──────── DATA EXCERPT ────────
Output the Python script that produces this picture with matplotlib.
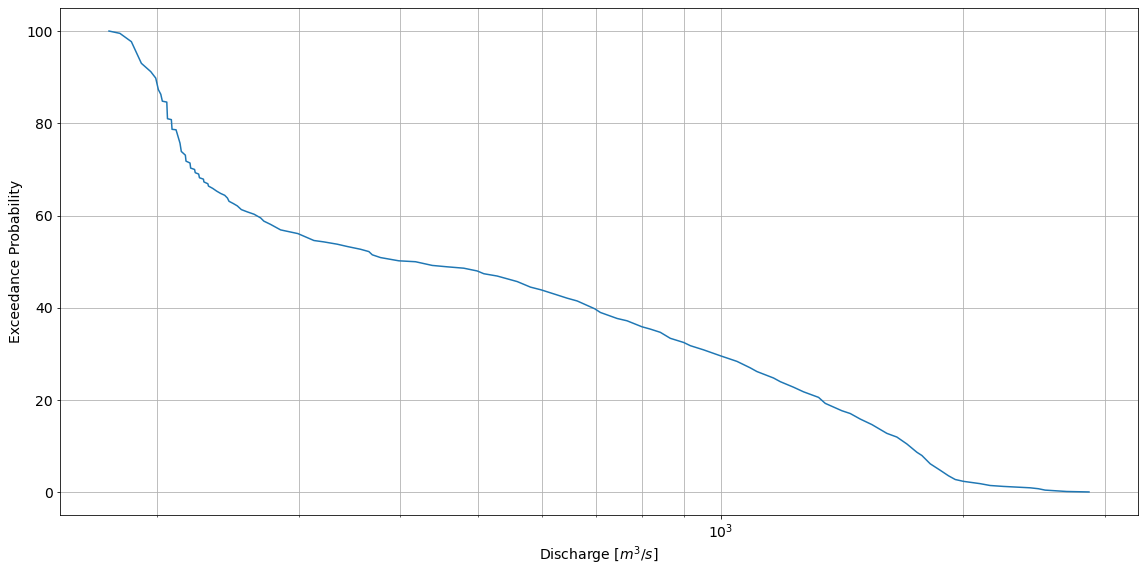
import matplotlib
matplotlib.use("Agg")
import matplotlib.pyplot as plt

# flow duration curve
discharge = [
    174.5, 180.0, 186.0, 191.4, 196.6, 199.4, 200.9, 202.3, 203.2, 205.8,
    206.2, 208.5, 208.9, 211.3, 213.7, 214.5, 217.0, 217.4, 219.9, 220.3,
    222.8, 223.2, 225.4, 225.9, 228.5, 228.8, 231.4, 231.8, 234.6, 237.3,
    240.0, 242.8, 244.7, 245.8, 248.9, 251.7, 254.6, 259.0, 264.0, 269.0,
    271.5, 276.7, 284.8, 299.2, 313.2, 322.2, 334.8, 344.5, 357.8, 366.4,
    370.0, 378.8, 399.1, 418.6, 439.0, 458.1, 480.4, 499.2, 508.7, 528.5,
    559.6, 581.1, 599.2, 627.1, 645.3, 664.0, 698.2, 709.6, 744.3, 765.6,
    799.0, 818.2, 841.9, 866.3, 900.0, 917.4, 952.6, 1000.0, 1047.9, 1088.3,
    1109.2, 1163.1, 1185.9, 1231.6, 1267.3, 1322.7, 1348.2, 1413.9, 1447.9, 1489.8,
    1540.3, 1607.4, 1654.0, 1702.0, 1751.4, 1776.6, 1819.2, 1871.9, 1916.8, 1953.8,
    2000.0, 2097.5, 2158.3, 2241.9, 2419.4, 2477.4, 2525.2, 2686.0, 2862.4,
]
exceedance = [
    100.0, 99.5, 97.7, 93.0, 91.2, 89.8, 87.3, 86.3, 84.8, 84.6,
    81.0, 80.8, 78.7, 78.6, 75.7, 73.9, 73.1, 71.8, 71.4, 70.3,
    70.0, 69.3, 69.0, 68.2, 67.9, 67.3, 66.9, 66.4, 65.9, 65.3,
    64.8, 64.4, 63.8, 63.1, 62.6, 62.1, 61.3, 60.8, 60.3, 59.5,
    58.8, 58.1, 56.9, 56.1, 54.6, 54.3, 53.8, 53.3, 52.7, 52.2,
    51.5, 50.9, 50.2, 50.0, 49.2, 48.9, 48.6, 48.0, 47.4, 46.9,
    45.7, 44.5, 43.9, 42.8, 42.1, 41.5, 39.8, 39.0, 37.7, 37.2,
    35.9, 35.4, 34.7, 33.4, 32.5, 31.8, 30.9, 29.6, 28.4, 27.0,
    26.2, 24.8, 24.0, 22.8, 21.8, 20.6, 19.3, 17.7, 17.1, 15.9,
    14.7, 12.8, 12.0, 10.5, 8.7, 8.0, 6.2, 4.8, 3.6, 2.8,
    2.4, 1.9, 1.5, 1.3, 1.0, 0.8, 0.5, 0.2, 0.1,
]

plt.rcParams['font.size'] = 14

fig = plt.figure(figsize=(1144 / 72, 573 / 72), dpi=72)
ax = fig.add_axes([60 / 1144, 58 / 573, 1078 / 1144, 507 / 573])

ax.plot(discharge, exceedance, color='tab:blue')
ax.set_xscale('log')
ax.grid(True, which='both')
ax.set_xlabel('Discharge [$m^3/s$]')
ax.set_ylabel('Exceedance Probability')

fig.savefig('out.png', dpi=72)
────────
▸ DIRECTIONS: Return only the lines from the start of the data through the line that contains "import matplotlib.pyplot as plt", please, copying them exactly and omitting all pictures.

▸ WRITTEN ANSWER:
Output the Python script that produces this picture with matplotlib.
import matplotlib
matplotlib.use("Agg")
import matplotlib.pyplot as plt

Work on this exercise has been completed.